The price of netbooks just continues to go further and further down. Each year they offer better parts and lower price tags. The new HP Mini 110 definitely carries on this pattern. It resembles HP’s Mini 1000, but has many improvements and a much lower price point.
On the surface, the HP Mini 110 looks almost identical to the Mini 1000 and the Mini 1000 Mi. It features a glossy black top embellished with chic gray swirls. As you examine the netbook closer though, you are able to distinguish a few external differences. The HP Mini 110 is thicker than its predecessors, measuring more than one inch thick. This added thickness, to make room for the larger feature set and new battery set up, barely adds any extra weight to the netbook though. It manages to weigh in at a very reasonable 2.6 pounds.

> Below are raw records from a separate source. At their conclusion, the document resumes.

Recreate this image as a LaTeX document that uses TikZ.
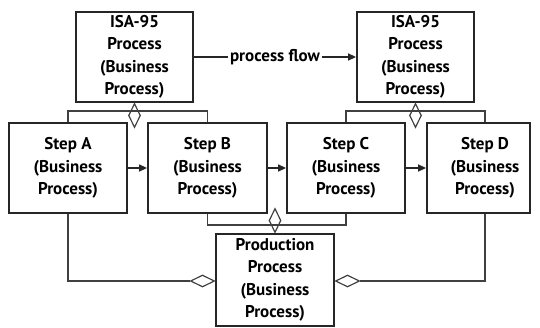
\documentclass[tikz,border=0pt]{standalone}
\usepackage{fontspec}
\setmainfont{PT Sans}
\usetikzlibrary{shapes.geometric,arrows.meta}
\begin{document}
\begin{tikzpicture}[x=1pt,y=-1pt,
  box/.style={draw=black!85,line width=1.8pt,minimum height=90pt,inner sep=0pt},
  txt/.style={align=center,font=\fontsize{17}{22.5}\selectfont\bfseries},
  flow/.style={draw=black!85,line width=1.3pt,-{Triangle[length=8pt,width=7pt]}},
  agg/.style={draw=black!75,line width=1.3pt},
  dia/.style={diamond,draw=black!75,line width=1.2pt,inner sep=0pt,aspect=0.5},
  vdia/.style={dia,minimum width=12pt,minimum height=24pt},
  hdia/.style={dia,minimum width=24pt,minimum height=12pt}]
\useasboundingbox (0,0) rectangle (540,327);
\node[box,txt,minimum width=117pt] (isa1) at (134.5,57) {ISA-95\\Process\\(Business\\Process)};
\node[box,txt,minimum width=117pt] (isa2) at (415.5,57) {ISA-95\\Process\\(Business\\Process)};
\node[box,txt,minimum width=118pt] (A) at (68,168) {Step A\\(Business\\Process)};
\node[box,txt,minimum width=119pt] (B) at (207.5,168) {Step B\\(Business\\Process)};
\node[box,txt,minimum width=118pt] (C) at (346,168) {Step C\\(Business\\Process)};
\node[box,minimum width=103pt] (D) at (478.5,168) {};
\node[txt] (Dt) at (485,168) {Step D\\(Business\\Process)};
\node[box,txt,minimum width=118pt,minimum height=92pt] (P) at (275,280) {Production\\Process\\(Business\\Process)};
% process flow
\draw[flow] (isa1) -- node[txt,fill=white,inner sep=2pt] (pf) {process flow} (isa2);
\draw[flow] (A) -- (B);
\draw[flow] (B) -- (C);
\draw[flow] (C) -- (Dt -| D.west);
% aggregation to ISA-95 processes
\node[vdia,anchor=north] (d1) at (isa1.south) {};
\node[vdia,anchor=north] (d2) at (isa2.south) {};
\draw[agg] (A.north) -- ++(0,-11) -| (B.north);
\draw[agg] (C.north) -- ++(0,-11) -| (Dt |- D.north);
% aggregation to production process
\node[vdia,anchor=south] (d3) at (P.north) {};
\node[hdia,anchor=east] (d4) at ([yshift=-1pt]P.west) {};
\node[hdia,anchor=west] (d5) at ([yshift=-1pt]P.east) {};
\draw[agg] (B.south) -- ++(0,11) -| (C.south);
\draw[agg] (A.south) |- (d4.west);
\draw[agg] (Dt |- D.south) |- (d5.east);
\end{tikzpicture}
\end{document}
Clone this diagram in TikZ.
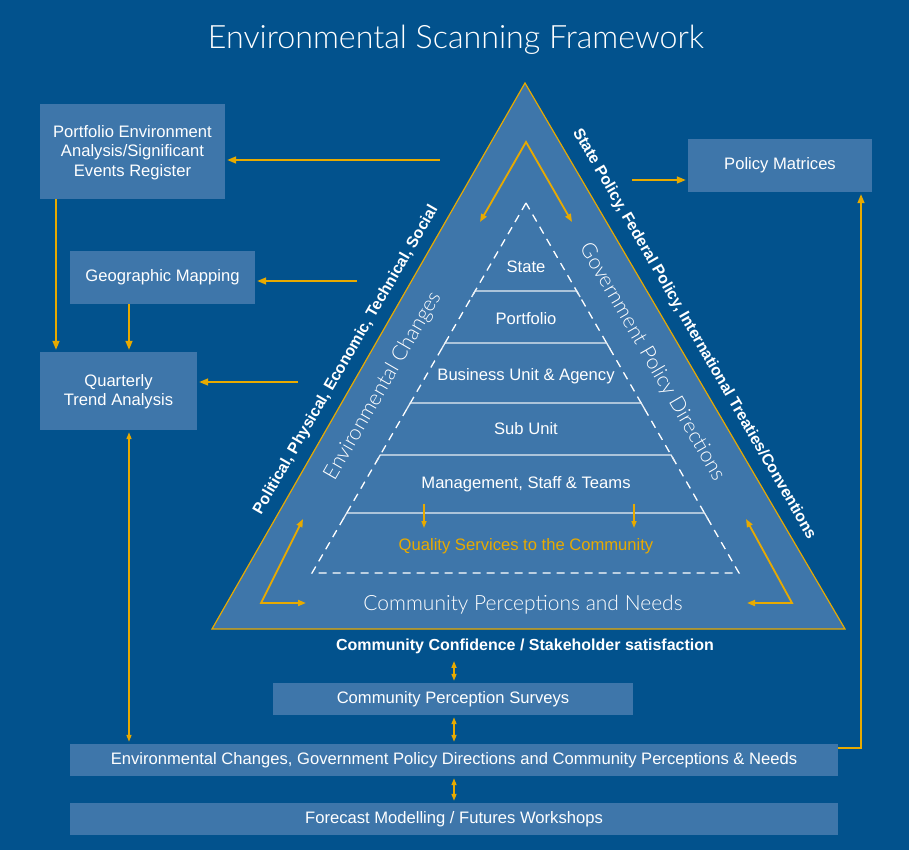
\documentclass[tikz,border=0pt]{standalone}
\usepackage{fontspec}
\setmainfont{Liberation Sans}
\newfontfamily\thinfont{Lato Light}
\usetikzlibrary{arrows.meta,calc}
\definecolor{bgblue}{RGB}{2,82,141}
\definecolor{boxblue}{RGB}{62,118,170}
\definecolor{gold}{RGB}{232,170,0}
\begin{document}
\begin{tikzpicture}[x=1pt,y=-1pt,
  box/.style={fill=boxblue,text=white,inner sep=0pt,align=center,
    font=\fontsize{16.6}{19.5}\selectfont},
  arr/.style={draw=gold,line width=1.5pt,-{Triangle[length=9pt,width=7pt]},shorten >=2pt},
  darr/.style={draw=gold,line width=1.5pt,
    {Triangle[length=7pt,width=5pt]}-{Triangle[length=7pt,width=5pt]},
    shorten >=2pt,shorten <=2pt},
  loop/.style={draw=gold,line width=1.8pt,
    {Triangle[length=8pt,width=6pt]}-{Triangle[length=8pt,width=6pt]}},
  tier/.style={text=white,font=\fontsize{16.6}{19}\selectfont},
  rule/.style={draw=white!88!boxblue,line width=1.3pt},
  sidetext/.style={text=white,font=\bfseries\fontsize{15.8}{18}\selectfont},
  thintext/.style={text=white,font=\thinfont\fontsize{21}{25}\selectfont},
]
% background and page size
\fill[bgblue] (0,0) rectangle (909,850);
\useasboundingbox (0,0) rectangle (909,850);

% title
\node[text=white,font=\thinfont\fontsize{32.2}{37}\selectfont] (title) at (456,40)
  {Environmental Scanning Framework};

% outer triangle
\coordinate (apex) at (525,83);
\coordinate (bl) at (212,629);
\coordinate (br) at (845,629);
\filldraw[fill=boxblue,draw=gold,line width=1.2pt] (apex) -- (bl) -- (br) -- cycle;

% inner dashed triangle
\coordinate (iapex) at (526,203);
\coordinate (ibl) at (312,573);
\coordinate (ibr) at (739,573);
\draw[white,line width=1.3pt,dash pattern=on 8pt off 6pt] (iapex) -- (ibl) -- (ibr) -- cycle;

% tier dividers
\foreach \f/\n in {0.2378/r1,0.3784/r2,0.5405/r3,0.6811/r4,0.8378/r5}{
  \coordinate (\n L) at ($(iapex)!\f!(ibl)$);
  \coordinate (\n R) at ($(iapex)!\f!(ibr)$);
  \draw[rule] ($(\n L)+(-3.5,6)$) -- (\n L) -- (\n R) -- ($(\n R)+(3.5,6)$);
}

% tier labels
\node[tier] (state) at (526,267) {State};
\node[tier] (portf) at (526,319) {Portfolio};
\node[tier] (bua) at (526,376) {Business Unit \& Agency};
\node[tier] (sub) at (526,429) {Sub Unit};
\node[tier] (mst) at (526,484) {Management, Staff \& Teams};
\node[tier,text=gold] (qual) at (526,546) {Quality Services to the Community};

% arrows from management tier to services
\coordinate (q1a) at (424,504); \coordinate (q1b) at (424,528);
\coordinate (q2a) at (634,504); \coordinate (q2b) at (634,528);
\draw[draw=gold,line width=1.5pt,-{Triangle[length=7pt,width=5pt]}] (q1a) -- (q1b);
\draw[draw=gold,line width=1.5pt,-{Triangle[length=7pt,width=5pt]}] (q2a) -- (q2b);

% circulating arrows in the corners of the triangle
\coordinate (t1) at (480,222); \coordinate (t2) at (526,142); \coordinate (t3) at (572,222);
\draw[loop] (t1) -- (t2) -- (t3);
\coordinate (l1) at (303,519); \coordinate (l2) at (261,603); \coordinate (l3) at (306,603);
\draw[loop] (l1) -- (l2) -- (l3);
\coordinate (k1) at (746,519); \coordinate (k2) at (792,603); \coordinate (k3) at (747,603);
\draw[loop] (k1) -- (k2) -- (k3);

% labels along the triangle
\node[thintext] (cpn) at (523,605) {Community Perceptions and Needs};
\node[thintext,rotate=60] (envch) at (383,386) {Environmental Changes};
\node[thintext,rotate=-60] (gpd) at (652,362) {Government Policy Directions};
\node[sidetext,rotate=60] (pest) at (346,360) {Political, Physical, Economic, Technical, Social};
\node[sidetext,rotate=-60] (pol) at (694,334) {State Policy, Federal Policy, International Treaties/Conventions};

% side boxes
\node[box,minimum width=185pt,minimum height=95pt] (port) at (132.5,151.5)
  {\strut Portfolio Environment\\Analysis/Significant\\Events Register};
\node[box,minimum width=185pt,minimum height=53pt] (geo) at (162.5,277.5) {Geographic Mapping};
\node[box,minimum width=157pt,minimum height=78pt] (quart) at (118.5,391)
  {\strut Quarterly\\Trend Analysis};
\node[box,minimum width=184pt,minimum height=53pt] (matr) at (780,165.5) {Policy Matrices};

% bottom boxes
\node[text=white,font=\bfseries\fontsize{16}{18}\selectfont] (conf) at (525,646)
  {Community Confidence / Stakeholder satisfaction};
\node[box,minimum width=360pt,minimum height=32pt] (surv) at (453,699) {Community Perception Surveys};
\node[box,minimum width=768pt,minimum height=32pt] (envb) at (454,760)
  {Environmental Changes, Government Policy Directions and Community Perceptions \& Needs};
\node[box,minimum width=768pt,minimum height=32pt] (fore) at (454,819)
  {Forecast Modelling / Futures Workshops};

% connectors
\coordinate (s1) at (440,160);
\draw[arr] (s1) -- (s1 -| port.east);
\coordinate (s2) at (357,281);
\draw[arr] (s2) -- (s2 -| geo.east);
\coordinate (s3) at (298,382);
\draw[arr] (s3) -- (s3 -| quart.east);
\coordinate (s4) at (632,180);
\draw[arr] (s4) -- (s4 -| matr.west);

\coordinate (x56) at (56,0);
\coordinate (x129) at (129,0);
\coordinate (x454) at (454,0);
\coordinate (x861) at (861,0);
\coordinate (y748) at (0,748);

\draw[arr] (port.south -| x56) -- (quart.north -| x56);
\draw[arr] (geo.south -| x129) -- (quart.north -| x129);
\draw[darr] (quart.south -| x129) -- (envb.north -| x129);
\draw[arr] (envb.east |- y748) -- (x861 |- y748) -- (matr.south -| x861);

\draw[darr] ($(conf.south -| x454)+(0,2)$) -- (surv.north -| x454);
\draw[darr] (surv.south -| x454) -- (envb.north -| x454);
\draw[darr] (envb.south -| x454) -- (fore.north -| x454);
\end{tikzpicture}
\end{document}
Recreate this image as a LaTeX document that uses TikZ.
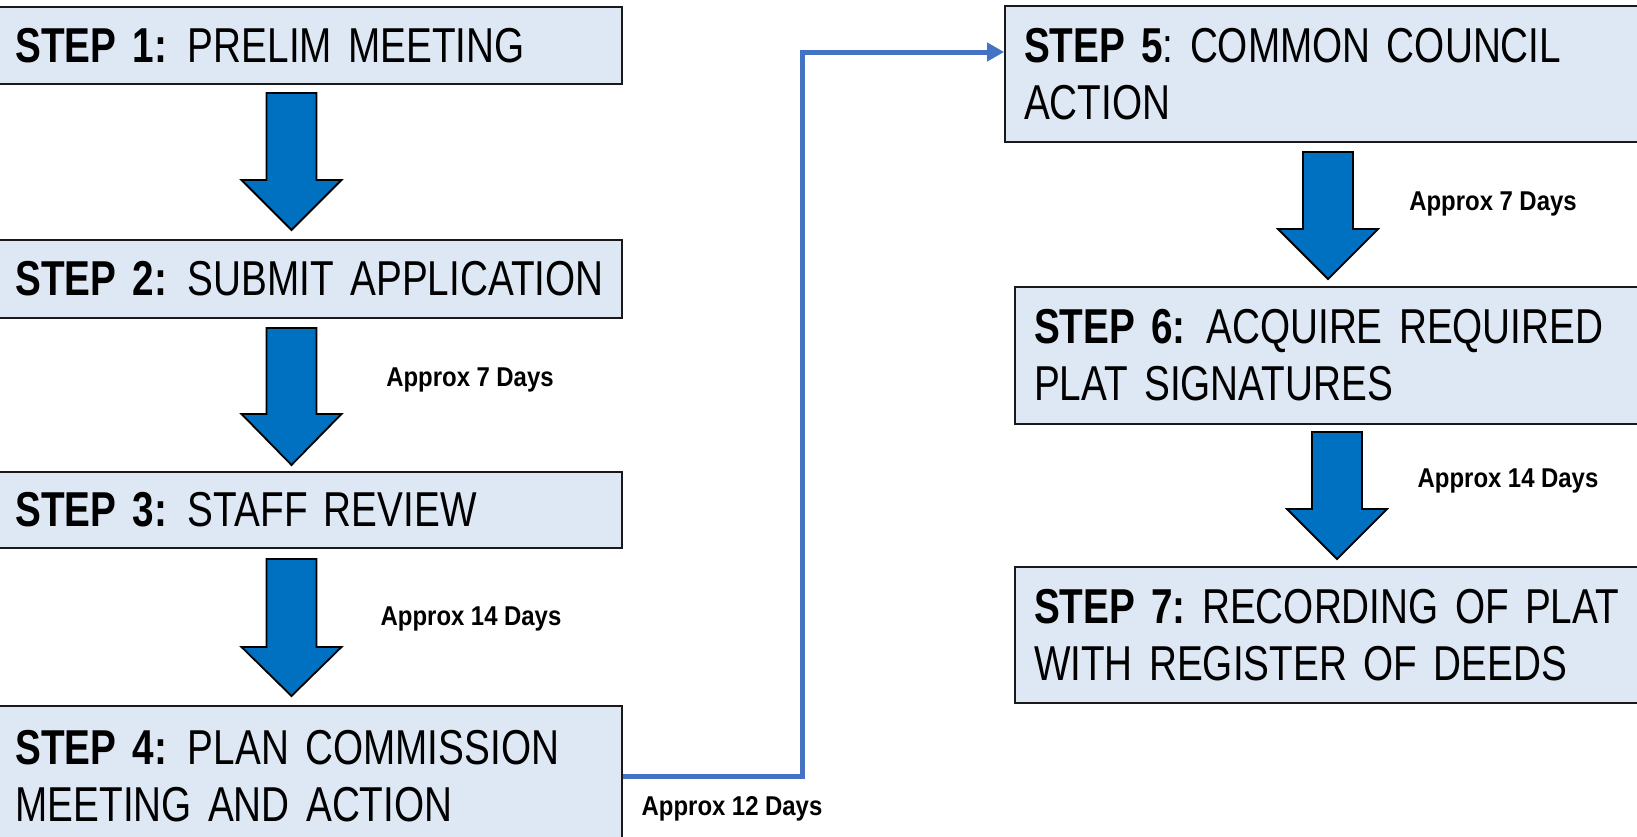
\documentclass[tikz,border=0pt]{standalone}
\usepackage{fontspec}
\setmainfont{Liberation Sans}[FakeStretch=0.79]
\newfontfamily\lblfont{Liberation Sans}[FakeStretch=0.88]
\usetikzlibrary{arrows.meta}
\definecolor{boxfill}{HTML}{DEE8F4}
\definecolor{arrfill}{HTML}{0070C0}
\definecolor{connblue}{HTML}{4472C4}
\newcommand\gapp{\hspace{0.42em}}
\newcommand\boxfont{\fontsize{24.5}{28.5}\selectfont\frenchspacing\spaceskip=0.2em\relax}
\newcommand\daysfont{\lblfont\bfseries\fontsize{13.6}{16}\selectfont\spaceskip=0.24em\relax}
\tikzset{
  stepbox/.style={draw=black!90, line width=0.9pt, fill=boxfill, align=left,
    inner xsep=9.5pt, inner ysep=0pt, font=\boxfont},
  barrow/.style={draw=black, line width=0.9pt, fill=arrfill, line join=miter},
  dayslbl/.style={font=\daysfont, inner sep=0pt},
  conn/.style={draw=connblue, line width=2.5pt, -{Triangle[length=8.5pt,width=9pt]}}
}
\newcommand\blockarr[4]{%
  \draw[barrow] ({#1-25},#2) -- ({#1+25},#2) -- ({#1+25},#3) -- ({#1+50},#3)
    -- (#1,#4) -- ({#1-50},#3) -- ({#1-25},#3) -- cycle;}
\begin{document}
\begin{tikzpicture}[x=0.5pt,y=-0.5pt]
\useasboundingbox (0,0) rectangle (1637,836);
% left column
\node[stepbox, text width=293.75pt, minimum height=38.5pt] (s1) at (309.25,45.5)
  {\mbox{\textbf{STEP 1:}\gapp PRELIM MEETING}};
\node[stepbox, text width=293.75pt, minimum height=39pt] (s2) at (309.25,279)
  {\mbox{\textbf{STEP 2:}\gapp SUBMIT APPLICATION}};
\node[stepbox, text width=293.75pt, minimum height=38pt] (s3) at (309.25,510)
  {\mbox{\textbf{STEP 3:}\gapp STAFF REVIEW}};
\node[stepbox, text width=293.75pt, minimum height=70pt] (s4) at (309.25,776)
  {\mbox{\textbf{STEP 4:}\gapp PLAN COMMISSION}\\\mbox{MEETING AND ACTION}};
% right column
\node[stepbox, text width=328.5pt, minimum height=68pt] (s5) at (1352.5,74)
  {\mbox{\textbf{STEP 5}: COMMON COUNCIL}\\\mbox{ACTION}};
\node[stepbox, text width=323.5pt, minimum height=68.5pt] (s6) at (1357.5,355.5)
  {\mbox{\textbf{STEP 6:}\gapp ACQUIRE REQUIRED}\\\mbox{PLAT SIGNATURES}};
\node[stepbox, text width=323.5pt, minimum height=68pt] (s7) at (1357.5,635)
  {\mbox{\textbf{STEP 7:} RECORDING OF PLAT}\\\mbox{WITH REGISTER OF DEEDS}};
% block arrows
\blockarr{291.5}{93}{180}{230}
\blockarr{291.5}{328}{414}{465}
\blockarr{291.5}{559}{647}{696}
\blockarr{1328}{152}{229}{279}
\blockarr{1337}{432}{509}{559}
% labels
\node[dayslbl] (d2) at (470,380) {Approx 7 Days};
\node[dayslbl] (d3) at (471,619) {Approx 14 Days};
\node[dayslbl] (d4) at (732,809) {Approx 12 Days};
\node[dayslbl] (d5) at (1493,204) {Approx 7 Days};
\node[dayslbl] (d6) at (1508,481) {Approx 14 Days};
% connector
\coordinate (c1) at (802,776);
\coordinate (c2) at (802,52);
\draw[conn] (s4.east) -- (c1) -- (c2) -- (s5.west |- c2);
\end{tikzpicture}
\end{document}
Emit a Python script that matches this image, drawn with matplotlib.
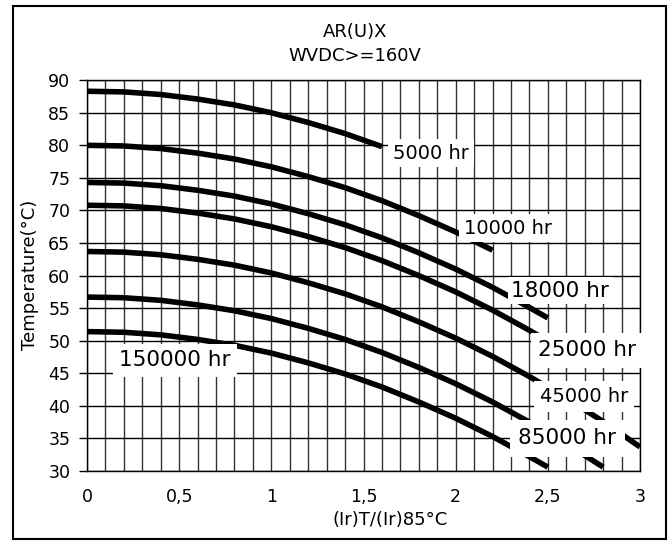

The 10.1-inch widescreen is now LED-backlit and comes with 1,204 x 576 resolution. It features speakers that have been built below the screen into the frame in order to keep them hidden behind the hinge. Other important aspects to consider include the Mini’s 92 percent keyboard and mouse buttons. It also has a VGA port, an Ethernet port, a multi card reader, a headphone jack, three USB ports, and a built-in webcam. The Mini has upgraded with a 160GB, 5,400-rpm spinning drive, with the option to upgrade for something even more powerful.
Another interesting fact is that the Mini now includes a third-party software application called Syncables. Syncables allows you to connect different machines on your local network and effortlessly share photos, documents, video, and music. You can even sync e-mail accounts from Windows, Mac, and Linux systems.
HP has definitely made some huge improvements with the Mini 110. It now includes a faster hard drive and a variety of new features. No its not the Dell Inspiron Mini 12 or the Acer Aspire One, but for the reasonable starting price of $329.00 it seems like a pretty good deal to me.
Why did HP cose to make it thicker, when other are making them thinner? I guess, thinner is better.
Be aware that the hinges and battery clip shatter with normal use. The first Mini 110 lasted 2 days then the battery clip shattered for no apparent reason other than the lid was closed. The Retailer replaced it — they'd experienced the same problem on display model. The second one lasted 82 days then when it was opened the right hinge shattered with such force it chipped the rear case. Then, the left hinge shattered when the lid was closed. Now, the only thing connecting the base to the lid are the wires that run thru the shattered hinges! Most disappointing, after waiting over 1 hour on HP Tech Support, the Hardware Support Tech told me it's not covered by the warranty — without even seeing it. She told me I could pony up $290 and they'd fix it! For a machine that's retailing for $303! Unbelieveable. And, this is the machine HP is hanging it's hat on for "putting the personal back in computing." Yeah, it's personal alright but it ain't "computing" your getting. Your getting taken.